Gold and silver have always been symbols of stability, wealth and security. But such unexpected and extreme price growth undermines that traditional perception. If their value is truly this high, how were they relatively stable for decades? Is technology, industry and new demand revealing their \'true price,\' or is someone inflating reality?
Suspicions are growing louder that stock market speculation lies behind this growth. Today, in over 90% of countries worldwide, citizens and investors have no real ability to physically possess gold and silver in significant quantities. Instead, they invest through digital platforms, certificates and \'paper\' gold - meaning a vast share of trading occurs virtually, without actual delivery of the metal.
This raises a serious dilemma: are prices dictated by real supply and demand, or by financial instruments that exist only on screens? In such a system, a small number of major players can significantly influence prices, creating a bubble with no direct link to the physical value of the metals.

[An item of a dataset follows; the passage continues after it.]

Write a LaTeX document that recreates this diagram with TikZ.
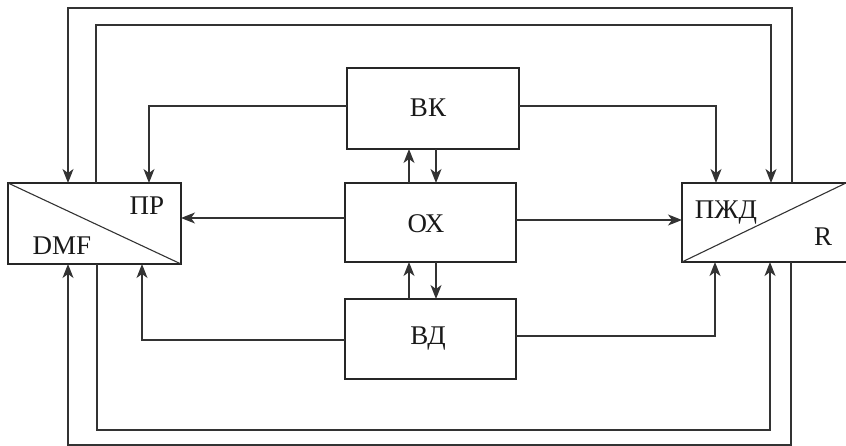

History shows that the true value of precious metals has been recognized for thousands of years. But today\'s financial system is radically different - digitalized, centralized and susceptible to manipulation. Therefore, the 200% and 300% growth does not necessarily mean the world has finally \'discovered\' their value, but rather that we may be entering a new phase of global financial games.
The question remains open: is this the new reality - or just another bubble waiting to burst?
The enormous price oscillations over the past two months further confirm the suspicion that this is not stable, natural growth, but a market under heavy influence of speculative movements. Instead of gradual, logical increases, there are sudden surges and drops that resemble stock market waves rather than real economic value.
Such instability is a clear signal that gold and silver prices are currently driven not exclusively by supply and demand for the physical metal, but by financial instruments, algorithms and major players who can shift the market\'s direction in very short periods.
For precisely this reason, instead of viewing this growth as the final discovery of \'true value,\' it increasingly appears that we are witnessing an unstable system where value is relative and easily subject to manipulation - a system that itself sends a warning that something is not right.